═════ INPUT FOR THIS TASK
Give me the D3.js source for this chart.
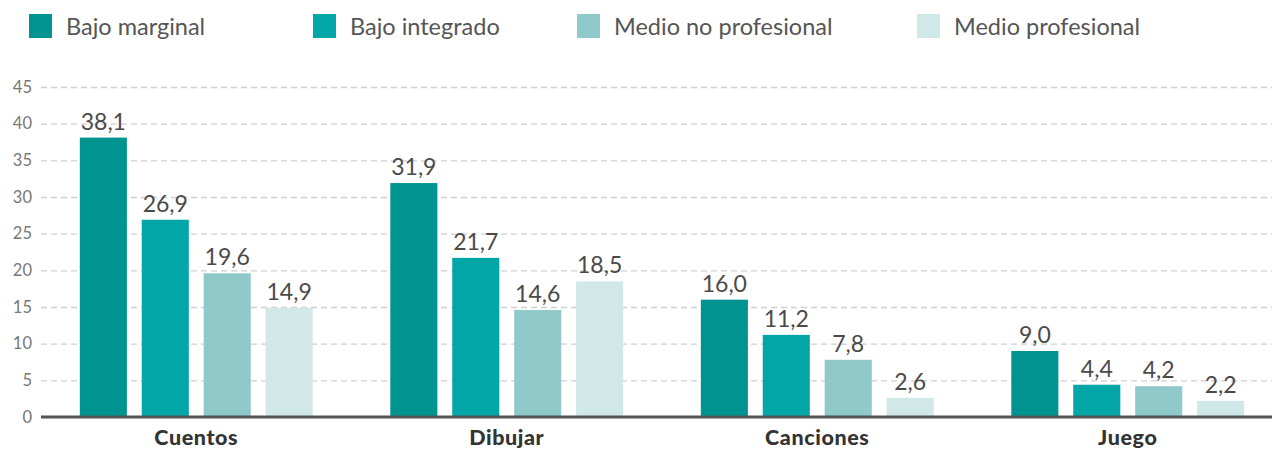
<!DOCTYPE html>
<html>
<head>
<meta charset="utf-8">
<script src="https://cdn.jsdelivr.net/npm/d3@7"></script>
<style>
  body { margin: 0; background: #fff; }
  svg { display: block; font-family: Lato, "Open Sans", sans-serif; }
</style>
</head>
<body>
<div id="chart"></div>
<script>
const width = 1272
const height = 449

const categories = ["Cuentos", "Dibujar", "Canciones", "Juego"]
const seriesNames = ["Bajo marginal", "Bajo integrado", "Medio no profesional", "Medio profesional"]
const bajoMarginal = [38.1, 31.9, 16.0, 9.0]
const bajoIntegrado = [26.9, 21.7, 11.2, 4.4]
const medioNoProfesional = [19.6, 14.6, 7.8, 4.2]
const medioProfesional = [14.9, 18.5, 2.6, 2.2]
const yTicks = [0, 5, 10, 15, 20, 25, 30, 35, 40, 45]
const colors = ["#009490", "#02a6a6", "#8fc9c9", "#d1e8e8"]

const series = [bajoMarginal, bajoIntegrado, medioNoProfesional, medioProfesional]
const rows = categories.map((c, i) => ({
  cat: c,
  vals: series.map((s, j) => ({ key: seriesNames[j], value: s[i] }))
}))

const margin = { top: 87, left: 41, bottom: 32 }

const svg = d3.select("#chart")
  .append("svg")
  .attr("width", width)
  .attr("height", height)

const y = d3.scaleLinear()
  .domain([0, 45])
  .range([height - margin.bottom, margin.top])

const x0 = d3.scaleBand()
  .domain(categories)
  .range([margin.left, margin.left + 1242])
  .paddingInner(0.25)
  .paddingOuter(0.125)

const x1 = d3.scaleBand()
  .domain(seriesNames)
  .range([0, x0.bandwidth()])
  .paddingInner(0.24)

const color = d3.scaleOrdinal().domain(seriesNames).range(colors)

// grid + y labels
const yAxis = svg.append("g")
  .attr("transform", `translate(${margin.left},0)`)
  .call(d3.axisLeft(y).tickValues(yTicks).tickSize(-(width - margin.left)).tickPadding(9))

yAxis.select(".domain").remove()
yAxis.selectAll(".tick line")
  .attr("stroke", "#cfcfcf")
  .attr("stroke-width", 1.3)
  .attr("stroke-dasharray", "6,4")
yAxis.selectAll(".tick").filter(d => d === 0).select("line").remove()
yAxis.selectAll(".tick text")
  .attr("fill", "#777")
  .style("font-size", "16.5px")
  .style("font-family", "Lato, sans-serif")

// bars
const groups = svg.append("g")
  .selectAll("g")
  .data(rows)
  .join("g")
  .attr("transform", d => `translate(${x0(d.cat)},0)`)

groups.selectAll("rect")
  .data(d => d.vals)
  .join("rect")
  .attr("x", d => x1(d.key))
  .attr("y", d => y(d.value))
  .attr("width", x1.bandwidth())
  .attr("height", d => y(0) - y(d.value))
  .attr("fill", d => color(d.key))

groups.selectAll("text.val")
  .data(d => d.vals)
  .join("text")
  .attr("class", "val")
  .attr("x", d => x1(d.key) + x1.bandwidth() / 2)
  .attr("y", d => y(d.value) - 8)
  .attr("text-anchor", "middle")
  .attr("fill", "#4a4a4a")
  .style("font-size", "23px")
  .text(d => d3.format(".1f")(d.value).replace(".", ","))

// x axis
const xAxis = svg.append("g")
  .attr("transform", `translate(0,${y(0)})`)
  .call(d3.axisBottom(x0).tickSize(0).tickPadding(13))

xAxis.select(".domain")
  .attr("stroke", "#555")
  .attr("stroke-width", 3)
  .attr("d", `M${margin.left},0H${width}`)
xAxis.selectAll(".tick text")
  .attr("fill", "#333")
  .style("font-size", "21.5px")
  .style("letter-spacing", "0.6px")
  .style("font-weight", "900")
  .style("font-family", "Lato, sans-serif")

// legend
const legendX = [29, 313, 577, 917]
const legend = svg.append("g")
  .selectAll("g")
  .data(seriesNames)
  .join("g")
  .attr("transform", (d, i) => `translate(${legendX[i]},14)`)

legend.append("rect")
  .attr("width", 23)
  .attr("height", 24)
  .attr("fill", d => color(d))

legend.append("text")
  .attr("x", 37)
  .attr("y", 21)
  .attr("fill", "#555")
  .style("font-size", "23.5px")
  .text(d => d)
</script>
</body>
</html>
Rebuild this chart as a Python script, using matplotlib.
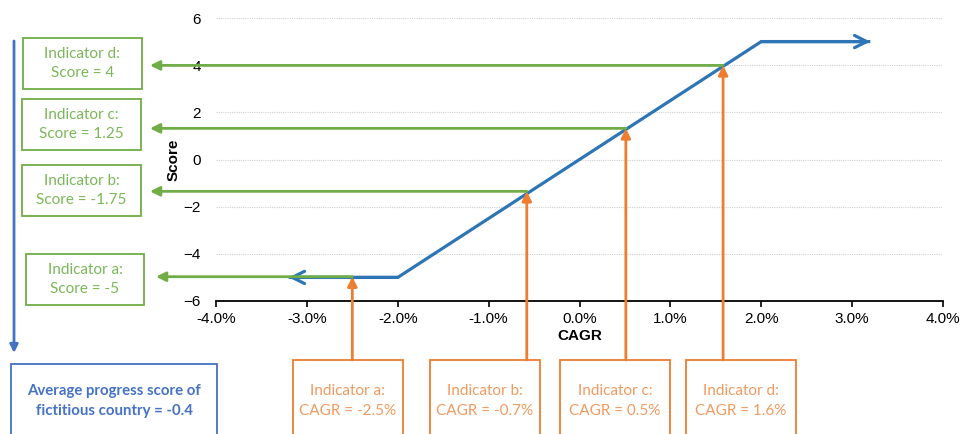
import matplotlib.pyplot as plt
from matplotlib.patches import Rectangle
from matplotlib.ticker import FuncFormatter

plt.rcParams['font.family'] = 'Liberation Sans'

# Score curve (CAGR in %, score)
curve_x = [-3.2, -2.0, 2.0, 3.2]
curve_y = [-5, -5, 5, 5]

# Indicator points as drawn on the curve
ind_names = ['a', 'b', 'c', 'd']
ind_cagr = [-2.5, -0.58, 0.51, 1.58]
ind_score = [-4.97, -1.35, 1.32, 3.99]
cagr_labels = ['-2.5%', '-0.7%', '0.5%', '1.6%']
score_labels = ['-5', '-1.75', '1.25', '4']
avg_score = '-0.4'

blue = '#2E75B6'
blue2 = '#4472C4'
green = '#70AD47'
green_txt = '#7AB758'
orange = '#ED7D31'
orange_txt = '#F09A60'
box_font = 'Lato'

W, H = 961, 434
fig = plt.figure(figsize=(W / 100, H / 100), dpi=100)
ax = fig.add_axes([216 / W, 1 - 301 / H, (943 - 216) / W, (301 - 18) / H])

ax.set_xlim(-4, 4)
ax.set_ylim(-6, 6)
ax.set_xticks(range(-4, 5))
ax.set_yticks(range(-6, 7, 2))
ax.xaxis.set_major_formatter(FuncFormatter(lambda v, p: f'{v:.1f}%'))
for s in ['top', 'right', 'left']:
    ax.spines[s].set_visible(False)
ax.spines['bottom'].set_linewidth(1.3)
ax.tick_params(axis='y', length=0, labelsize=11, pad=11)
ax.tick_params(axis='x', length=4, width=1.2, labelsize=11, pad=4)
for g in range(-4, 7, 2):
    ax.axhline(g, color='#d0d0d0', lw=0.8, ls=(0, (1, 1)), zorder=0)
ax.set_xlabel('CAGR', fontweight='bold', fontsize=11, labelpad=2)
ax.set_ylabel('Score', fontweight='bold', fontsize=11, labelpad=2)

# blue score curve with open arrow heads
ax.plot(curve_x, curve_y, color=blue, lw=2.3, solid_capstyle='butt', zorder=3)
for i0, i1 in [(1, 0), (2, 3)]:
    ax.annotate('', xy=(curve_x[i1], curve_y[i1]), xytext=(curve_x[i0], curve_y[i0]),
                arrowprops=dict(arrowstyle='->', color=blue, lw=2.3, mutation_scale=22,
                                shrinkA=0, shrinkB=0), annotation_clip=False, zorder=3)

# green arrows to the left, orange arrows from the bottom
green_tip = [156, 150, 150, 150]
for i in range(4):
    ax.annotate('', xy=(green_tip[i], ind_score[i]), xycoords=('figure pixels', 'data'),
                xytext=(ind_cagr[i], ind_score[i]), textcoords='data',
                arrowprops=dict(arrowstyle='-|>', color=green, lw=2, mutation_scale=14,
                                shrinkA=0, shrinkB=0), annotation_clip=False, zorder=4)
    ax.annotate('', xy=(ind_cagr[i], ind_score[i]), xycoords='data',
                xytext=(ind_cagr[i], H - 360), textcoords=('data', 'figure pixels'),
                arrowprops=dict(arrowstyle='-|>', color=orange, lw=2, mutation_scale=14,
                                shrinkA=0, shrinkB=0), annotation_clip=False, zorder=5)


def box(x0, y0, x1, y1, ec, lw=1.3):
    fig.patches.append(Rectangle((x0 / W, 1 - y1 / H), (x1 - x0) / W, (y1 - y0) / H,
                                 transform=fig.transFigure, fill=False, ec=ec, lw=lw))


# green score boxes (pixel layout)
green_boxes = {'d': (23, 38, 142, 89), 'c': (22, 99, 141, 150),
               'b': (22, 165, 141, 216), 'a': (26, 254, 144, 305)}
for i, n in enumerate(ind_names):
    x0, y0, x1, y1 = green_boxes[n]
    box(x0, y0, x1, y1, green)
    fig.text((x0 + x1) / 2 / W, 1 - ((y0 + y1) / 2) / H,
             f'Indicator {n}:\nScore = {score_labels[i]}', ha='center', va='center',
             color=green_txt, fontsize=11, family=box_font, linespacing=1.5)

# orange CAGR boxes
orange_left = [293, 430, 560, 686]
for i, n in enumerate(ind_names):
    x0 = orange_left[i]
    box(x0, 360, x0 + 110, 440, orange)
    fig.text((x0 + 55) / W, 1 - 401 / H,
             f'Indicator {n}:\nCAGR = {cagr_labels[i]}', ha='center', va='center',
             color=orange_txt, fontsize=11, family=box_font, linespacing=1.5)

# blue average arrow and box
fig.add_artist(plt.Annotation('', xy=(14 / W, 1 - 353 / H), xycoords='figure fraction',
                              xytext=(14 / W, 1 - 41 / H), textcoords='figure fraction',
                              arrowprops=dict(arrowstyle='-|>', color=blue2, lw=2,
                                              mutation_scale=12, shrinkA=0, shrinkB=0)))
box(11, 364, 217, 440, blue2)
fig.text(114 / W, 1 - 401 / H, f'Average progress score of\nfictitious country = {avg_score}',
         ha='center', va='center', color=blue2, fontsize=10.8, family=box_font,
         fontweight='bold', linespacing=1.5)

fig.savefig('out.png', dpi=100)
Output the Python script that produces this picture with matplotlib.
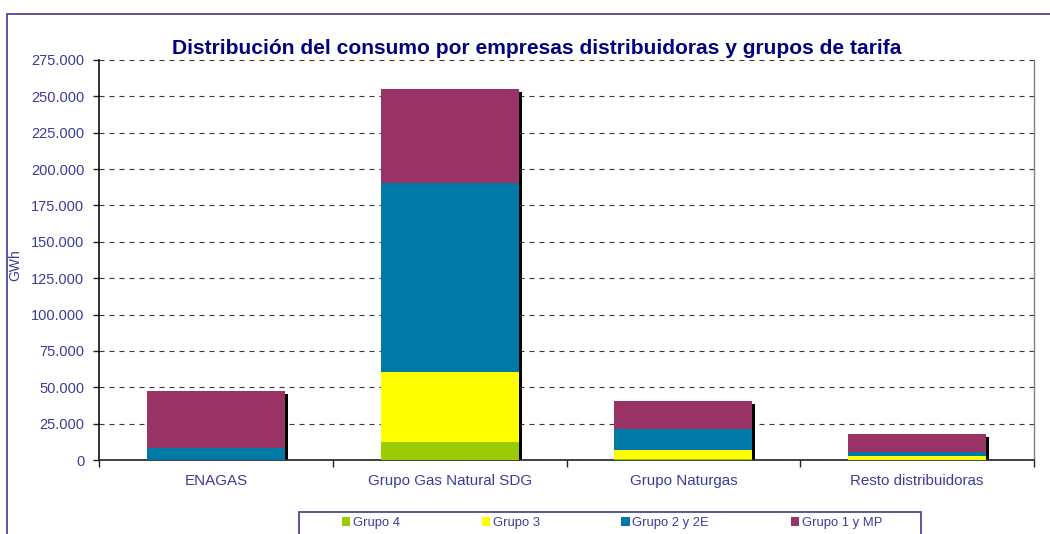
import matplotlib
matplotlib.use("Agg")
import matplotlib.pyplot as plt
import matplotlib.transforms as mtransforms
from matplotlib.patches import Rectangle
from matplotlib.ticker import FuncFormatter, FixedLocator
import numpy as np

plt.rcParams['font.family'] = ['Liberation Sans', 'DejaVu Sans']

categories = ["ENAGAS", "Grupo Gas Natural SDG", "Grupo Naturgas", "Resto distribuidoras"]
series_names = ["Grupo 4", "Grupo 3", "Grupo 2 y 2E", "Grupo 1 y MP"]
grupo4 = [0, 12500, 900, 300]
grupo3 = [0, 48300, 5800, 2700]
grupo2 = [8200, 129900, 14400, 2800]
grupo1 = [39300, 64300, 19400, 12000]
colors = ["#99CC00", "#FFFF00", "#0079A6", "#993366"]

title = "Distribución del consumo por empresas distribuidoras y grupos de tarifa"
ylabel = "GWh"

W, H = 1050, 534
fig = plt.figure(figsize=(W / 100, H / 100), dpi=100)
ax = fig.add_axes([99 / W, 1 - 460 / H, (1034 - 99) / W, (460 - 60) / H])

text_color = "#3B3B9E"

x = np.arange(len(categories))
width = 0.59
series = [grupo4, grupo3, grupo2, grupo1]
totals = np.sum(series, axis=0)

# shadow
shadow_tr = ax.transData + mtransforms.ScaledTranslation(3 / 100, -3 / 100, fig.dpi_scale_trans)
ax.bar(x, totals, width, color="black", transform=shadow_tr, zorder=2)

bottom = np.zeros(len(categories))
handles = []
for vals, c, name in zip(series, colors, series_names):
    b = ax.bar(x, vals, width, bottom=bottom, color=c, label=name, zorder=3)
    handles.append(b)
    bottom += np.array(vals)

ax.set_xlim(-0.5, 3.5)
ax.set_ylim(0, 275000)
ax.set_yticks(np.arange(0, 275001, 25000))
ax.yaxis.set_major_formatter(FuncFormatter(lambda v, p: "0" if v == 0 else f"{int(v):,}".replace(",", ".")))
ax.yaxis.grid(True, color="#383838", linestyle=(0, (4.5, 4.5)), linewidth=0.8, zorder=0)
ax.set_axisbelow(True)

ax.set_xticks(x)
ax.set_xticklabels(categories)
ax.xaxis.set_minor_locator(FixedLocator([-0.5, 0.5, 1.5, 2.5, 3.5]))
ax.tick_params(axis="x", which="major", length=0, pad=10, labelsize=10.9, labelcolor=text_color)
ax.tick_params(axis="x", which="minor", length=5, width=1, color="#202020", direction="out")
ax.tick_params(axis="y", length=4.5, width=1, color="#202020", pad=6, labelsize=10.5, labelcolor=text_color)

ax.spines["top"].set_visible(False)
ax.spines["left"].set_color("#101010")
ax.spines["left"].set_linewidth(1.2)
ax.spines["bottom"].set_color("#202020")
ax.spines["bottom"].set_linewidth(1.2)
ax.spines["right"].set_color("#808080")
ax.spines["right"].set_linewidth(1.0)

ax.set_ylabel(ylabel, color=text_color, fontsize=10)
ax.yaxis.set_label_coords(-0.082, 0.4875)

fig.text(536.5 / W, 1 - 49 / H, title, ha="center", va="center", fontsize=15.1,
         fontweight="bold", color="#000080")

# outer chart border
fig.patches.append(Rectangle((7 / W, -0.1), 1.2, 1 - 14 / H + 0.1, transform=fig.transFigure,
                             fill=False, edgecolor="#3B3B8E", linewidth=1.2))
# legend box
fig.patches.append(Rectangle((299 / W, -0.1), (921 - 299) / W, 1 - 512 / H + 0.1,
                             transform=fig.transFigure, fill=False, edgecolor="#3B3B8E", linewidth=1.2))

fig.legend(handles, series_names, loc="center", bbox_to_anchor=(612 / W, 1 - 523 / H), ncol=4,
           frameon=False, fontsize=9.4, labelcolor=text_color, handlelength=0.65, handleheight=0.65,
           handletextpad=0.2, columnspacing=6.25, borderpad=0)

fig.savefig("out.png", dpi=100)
══════════
*WRITTEN REQUEST:* Repeat, word for word and with no pictures, only the lines running from the beginning of the data to the line that contains "const height = 449".

*RESPONSE:*
Give me the D3.js source for this chart.
<!DOCTYPE html>
<html>
<head>
<meta charset="utf-8">
<script src="https://cdn.jsdelivr.net/npm/d3@7"></script>
<style>
  body { margin: 0; background: #fff; }
  svg { display: block; font-family: Lato, "Open Sans", sans-serif; }
</style>
</head>
<body>
<div id="chart"></div>
<script>
const width = 1272
const height = 449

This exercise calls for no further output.